It is so difficult to explain to people the difference between a riding school horse and a 'normal' one. Yes, this. Privately owned horses span the whole range from well-schooled competition horse to hairy youngster dragged out of a field. It takes a great deal more skill to be able to recognise which you are being presented with and how to approach it than your average riding school can equip you with.
I’ve had a mother angrily telling me there is something wrong with my horses. Her teenage daughter was initially offered the rider on my then ‘mummy’s safe hack’ and struggled so much with him it was unsafe. She was so upset I offered her the ride instead on my 7yo DD’s new pony. Teenager couldn’t ride one side of this one either.

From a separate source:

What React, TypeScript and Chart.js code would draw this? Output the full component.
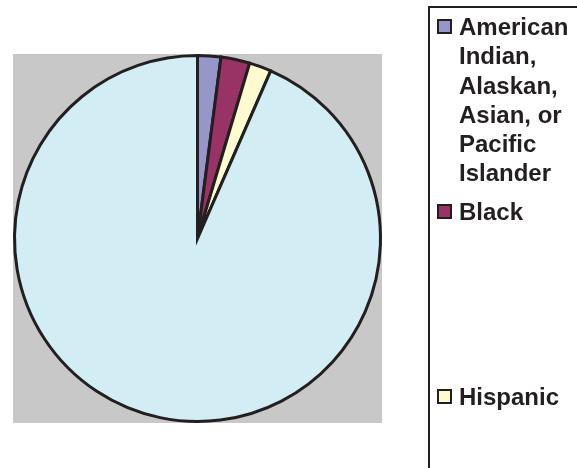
import React, { useEffect, useRef } from "react";
import { Chart, registerables } from "chart.js";

Chart.register(...registerables);

const categories = [
  "American Indian, Alaskan, Asian, or Pacific Islander",
  "Black",
  "Hispanic",
  "White",
];
const shares = [2.05, 2.55, 1.95, 93.45];
const sliceColors = ["#9696C8", "#993366", "#FFFBD0", "#D3EDF4"];

const plotBg = {
  id: "plotBg",
  beforeDraw(chart: any) {
    const { ctx, chartArea } = chart;
    ctx.save();
    ctx.fillStyle = "#C8C8C8";
    ctx.fillRect(chartArea.left, chartArea.top, chartArea.width, chartArea.height);
    ctx.restore();
  },
};

export default function App() {
  const ref = useRef<HTMLCanvasElement | null>(null);
  useEffect(() => {
    if (!ref.current) return;
    const chart = new Chart(ref.current, {
      type: "pie",
      data: {
        labels: categories,
        datasets: [
          {
            data: shares,
            backgroundColor: sliceColors,
            borderColor: "#231F20",
            borderWidth: 3,
            borderJoinStyle: "miter",
          },
        ],
      },
      options: {
        responsive: false,
        animation: false,
        layout: { padding: { left: 13, top: 54, right: 195, bottom: 45 } },
        plugins: { legend: { display: false }, tooltip: { enabled: false } },
      },
      plugins: [plotBg],
    });
    return () => chart.destroy();
  }, []);

  return (
    <div
      style={{
        position: "fixed",
        left: 0,
        top: 0,
        width: 577,
        height: 468,
        overflow: "hidden",
        background: "#fff",
      }}
    >
      <canvas ref={ref} width={577} height={468} style={{ position: "absolute", left: 0, top: 0, width: 577, height: 468 }} />
      <div
        style={{
          position: "absolute",
          left: 428,
          top: 6,
          width: 220,
          height: 800,
          border: "2px solid #231F20",
          boxSizing: "border-box",
        }}
      />
      {categories.map((c, i) => (
        <div
          key={c}
          style={{
            position: "absolute",
            left: 437,
            top: 12 + i * 185,
            display: "flex",
            alignItems: "flex-start",
          }}
        >
          <div
            style={{
              width: 15,
              height: 15,
              marginTop: 7,
              boxSizing: "border-box",
              border: "2px solid #231F20",
              background: sliceColors[i],
              flex: "none",
            }}
          />
          <div
            style={{
              marginLeft: 7,
              width: 116,
              fontFamily: "'Liberation Sans', Arial, sans-serif",
              fontWeight: "bold",
              fontSize: 24,
              lineHeight: "29.3px",
              color: "#231F20",
            }}
          >
            {c}
          </div>
        </div>
      ))}
    </div>
  );
}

According to the mother my horses were dangerous and needed training properly and her daughter had had loads of lessons at riding school where she was in the top group and could ride all the horses there, even the advanced ones (who were all very well trained. 🙄) I suggested more lessons, and if that was not an option, then the girl would have to stop riding as I was worried she would have an accident. The mother told me if I stopped her from riding then her DD would begin self harming.
Teenager before this took my horse hunting when I’d specifically told her not to. I found out from a photo on Facebook. I told her I was very disappointed at what she had done. The following week all her friends were slagging me off on Facebook telling her ‘the owner probably can’t handle the horse the way you can, babe.’

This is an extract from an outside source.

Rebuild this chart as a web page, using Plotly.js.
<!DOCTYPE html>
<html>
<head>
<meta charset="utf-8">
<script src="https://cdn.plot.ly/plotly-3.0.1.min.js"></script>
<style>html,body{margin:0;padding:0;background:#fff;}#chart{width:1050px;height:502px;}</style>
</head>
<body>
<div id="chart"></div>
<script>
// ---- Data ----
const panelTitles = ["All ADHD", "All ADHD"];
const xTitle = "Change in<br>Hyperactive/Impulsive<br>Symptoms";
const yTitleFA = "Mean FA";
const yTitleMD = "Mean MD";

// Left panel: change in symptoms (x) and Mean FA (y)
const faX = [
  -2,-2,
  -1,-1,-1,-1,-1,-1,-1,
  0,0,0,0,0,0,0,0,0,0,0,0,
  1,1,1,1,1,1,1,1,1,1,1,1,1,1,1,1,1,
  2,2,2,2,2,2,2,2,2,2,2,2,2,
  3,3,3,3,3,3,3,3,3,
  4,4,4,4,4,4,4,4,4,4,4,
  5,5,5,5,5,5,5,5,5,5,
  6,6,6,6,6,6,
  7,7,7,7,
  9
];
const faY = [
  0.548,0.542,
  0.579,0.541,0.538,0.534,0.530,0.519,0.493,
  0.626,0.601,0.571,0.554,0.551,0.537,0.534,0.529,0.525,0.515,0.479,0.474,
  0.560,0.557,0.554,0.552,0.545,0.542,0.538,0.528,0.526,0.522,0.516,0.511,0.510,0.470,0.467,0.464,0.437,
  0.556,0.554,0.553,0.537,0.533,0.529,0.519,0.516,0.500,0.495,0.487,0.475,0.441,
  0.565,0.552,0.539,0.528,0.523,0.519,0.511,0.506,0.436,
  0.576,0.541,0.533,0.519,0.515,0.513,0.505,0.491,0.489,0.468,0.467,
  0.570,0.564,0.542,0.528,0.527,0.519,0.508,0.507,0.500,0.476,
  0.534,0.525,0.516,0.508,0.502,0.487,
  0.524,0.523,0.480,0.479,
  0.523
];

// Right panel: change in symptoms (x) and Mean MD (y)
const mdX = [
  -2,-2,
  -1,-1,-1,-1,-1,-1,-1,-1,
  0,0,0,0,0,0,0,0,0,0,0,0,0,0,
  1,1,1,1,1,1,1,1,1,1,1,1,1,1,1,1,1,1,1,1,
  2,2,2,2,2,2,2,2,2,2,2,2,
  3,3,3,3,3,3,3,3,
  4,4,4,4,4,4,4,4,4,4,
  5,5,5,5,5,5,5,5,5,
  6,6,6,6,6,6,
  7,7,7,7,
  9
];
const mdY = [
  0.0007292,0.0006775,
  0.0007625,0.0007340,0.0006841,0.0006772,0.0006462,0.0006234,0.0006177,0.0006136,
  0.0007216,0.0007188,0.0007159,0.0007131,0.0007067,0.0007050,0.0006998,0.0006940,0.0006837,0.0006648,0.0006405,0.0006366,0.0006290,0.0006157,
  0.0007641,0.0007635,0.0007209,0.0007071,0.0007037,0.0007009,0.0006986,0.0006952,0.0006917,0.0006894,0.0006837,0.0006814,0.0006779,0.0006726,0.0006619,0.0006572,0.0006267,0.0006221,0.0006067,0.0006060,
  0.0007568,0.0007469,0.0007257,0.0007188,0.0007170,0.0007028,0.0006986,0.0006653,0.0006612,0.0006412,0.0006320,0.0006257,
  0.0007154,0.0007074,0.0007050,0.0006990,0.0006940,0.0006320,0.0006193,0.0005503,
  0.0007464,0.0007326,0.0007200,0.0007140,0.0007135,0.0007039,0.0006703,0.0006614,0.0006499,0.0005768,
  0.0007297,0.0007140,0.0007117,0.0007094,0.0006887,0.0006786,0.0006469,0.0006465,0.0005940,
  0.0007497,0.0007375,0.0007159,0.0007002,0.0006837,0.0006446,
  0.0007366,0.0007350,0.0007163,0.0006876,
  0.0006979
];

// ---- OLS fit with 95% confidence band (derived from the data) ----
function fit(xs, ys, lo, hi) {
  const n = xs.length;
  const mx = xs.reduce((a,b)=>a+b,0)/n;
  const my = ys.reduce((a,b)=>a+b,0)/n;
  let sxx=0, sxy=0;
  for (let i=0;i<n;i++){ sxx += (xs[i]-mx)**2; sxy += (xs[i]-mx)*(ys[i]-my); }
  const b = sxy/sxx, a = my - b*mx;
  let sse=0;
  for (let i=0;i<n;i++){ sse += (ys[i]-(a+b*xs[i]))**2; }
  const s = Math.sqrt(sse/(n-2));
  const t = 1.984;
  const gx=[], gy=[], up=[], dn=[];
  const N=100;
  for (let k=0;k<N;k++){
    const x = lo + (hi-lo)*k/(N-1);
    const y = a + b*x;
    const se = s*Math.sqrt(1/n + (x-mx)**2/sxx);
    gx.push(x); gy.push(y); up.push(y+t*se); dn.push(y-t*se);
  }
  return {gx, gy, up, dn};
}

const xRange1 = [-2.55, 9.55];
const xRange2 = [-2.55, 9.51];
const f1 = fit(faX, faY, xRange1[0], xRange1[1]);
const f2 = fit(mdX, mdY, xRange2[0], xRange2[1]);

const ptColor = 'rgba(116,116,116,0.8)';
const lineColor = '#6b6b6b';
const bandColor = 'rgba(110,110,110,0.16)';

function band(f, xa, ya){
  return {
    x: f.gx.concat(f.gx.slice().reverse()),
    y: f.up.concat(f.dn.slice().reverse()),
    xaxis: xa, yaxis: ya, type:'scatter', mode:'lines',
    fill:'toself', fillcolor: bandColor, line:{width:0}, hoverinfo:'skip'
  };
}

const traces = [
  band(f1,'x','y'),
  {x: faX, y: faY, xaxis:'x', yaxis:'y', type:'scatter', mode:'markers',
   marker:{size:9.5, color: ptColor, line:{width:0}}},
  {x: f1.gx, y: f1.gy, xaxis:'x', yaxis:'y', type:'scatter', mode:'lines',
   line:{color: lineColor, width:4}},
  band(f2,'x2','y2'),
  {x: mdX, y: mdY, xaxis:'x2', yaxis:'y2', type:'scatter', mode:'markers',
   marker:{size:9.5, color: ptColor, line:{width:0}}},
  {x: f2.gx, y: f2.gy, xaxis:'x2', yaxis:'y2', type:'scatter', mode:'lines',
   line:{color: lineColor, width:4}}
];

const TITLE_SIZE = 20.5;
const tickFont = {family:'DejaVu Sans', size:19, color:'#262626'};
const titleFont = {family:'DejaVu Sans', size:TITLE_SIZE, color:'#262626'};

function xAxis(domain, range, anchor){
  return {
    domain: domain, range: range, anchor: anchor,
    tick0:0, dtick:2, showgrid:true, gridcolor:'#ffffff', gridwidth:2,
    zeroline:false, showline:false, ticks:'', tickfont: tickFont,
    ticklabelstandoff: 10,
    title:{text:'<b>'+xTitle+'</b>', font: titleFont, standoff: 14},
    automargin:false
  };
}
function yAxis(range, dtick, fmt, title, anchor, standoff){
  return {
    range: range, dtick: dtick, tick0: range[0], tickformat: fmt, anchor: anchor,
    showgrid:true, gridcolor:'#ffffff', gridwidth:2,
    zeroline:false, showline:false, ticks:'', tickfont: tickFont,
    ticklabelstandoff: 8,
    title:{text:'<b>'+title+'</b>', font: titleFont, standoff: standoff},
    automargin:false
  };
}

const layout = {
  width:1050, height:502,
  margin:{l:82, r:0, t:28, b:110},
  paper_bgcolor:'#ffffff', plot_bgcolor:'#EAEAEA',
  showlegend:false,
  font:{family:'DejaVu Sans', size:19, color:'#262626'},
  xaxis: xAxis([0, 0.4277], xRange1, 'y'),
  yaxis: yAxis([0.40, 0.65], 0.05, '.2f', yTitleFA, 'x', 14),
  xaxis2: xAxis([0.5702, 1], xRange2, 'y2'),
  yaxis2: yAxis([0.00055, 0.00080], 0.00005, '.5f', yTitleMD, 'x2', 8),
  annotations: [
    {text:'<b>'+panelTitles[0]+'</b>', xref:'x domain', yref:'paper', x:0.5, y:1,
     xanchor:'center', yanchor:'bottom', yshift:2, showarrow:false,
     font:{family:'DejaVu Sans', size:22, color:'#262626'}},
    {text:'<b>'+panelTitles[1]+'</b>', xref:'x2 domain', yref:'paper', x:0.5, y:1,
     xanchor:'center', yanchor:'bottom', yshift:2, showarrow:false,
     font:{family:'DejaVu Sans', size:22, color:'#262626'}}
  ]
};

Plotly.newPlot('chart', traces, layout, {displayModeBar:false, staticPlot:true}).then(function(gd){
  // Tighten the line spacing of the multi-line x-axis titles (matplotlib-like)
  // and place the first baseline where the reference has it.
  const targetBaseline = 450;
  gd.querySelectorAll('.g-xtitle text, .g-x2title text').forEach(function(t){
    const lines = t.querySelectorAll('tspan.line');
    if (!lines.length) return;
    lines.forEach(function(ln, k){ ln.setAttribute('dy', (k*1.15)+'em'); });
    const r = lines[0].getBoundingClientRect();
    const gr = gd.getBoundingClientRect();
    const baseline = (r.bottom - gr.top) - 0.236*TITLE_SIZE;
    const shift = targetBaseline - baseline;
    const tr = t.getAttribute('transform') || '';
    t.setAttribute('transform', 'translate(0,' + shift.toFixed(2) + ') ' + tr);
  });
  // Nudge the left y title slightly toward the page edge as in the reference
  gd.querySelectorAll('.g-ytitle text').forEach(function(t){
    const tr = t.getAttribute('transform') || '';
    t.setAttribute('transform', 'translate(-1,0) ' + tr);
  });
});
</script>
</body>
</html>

More recent teenager has been an absolute delight, and I was very sad when she went off to uni. She changed my bitter old hag approach to teenagers 🤣. I’d have her back any day of the week.
I generally try to only get in adult sharers after the 2 lunatic teenagers above, but a recent mature adult sharer has shown me that grown ups can be entitled, dangerous and unaware too. It takes a special skill set to break a bone whilst not even on the horse, trying to remedy some damage that had occurred whilst doing something I’d specifically said ‘don’t do that, it’s dangerous.’ Even whilst the injury was healing she was asking when she could start going competing and hunting, whilst at the same time explaining why she couldn’t do yard duties. First day she got back on, she fell off and lost the horse.
it’s interesting that so many sharers and potential sharers describe owners as utter loons or neglectful old hags, when there is every possibility that the owner is entirely reasonable, it’s just that the sharer does not recognise their own shortcomings. I need sharers, as I keep a small band of high-level competition horses and ponies at home, and to the right people I offer as many opportunities as I can (one young girl has been taking a pony to PC rallies for a while now and I will be taking her competing this year.) But work in always equals reward out!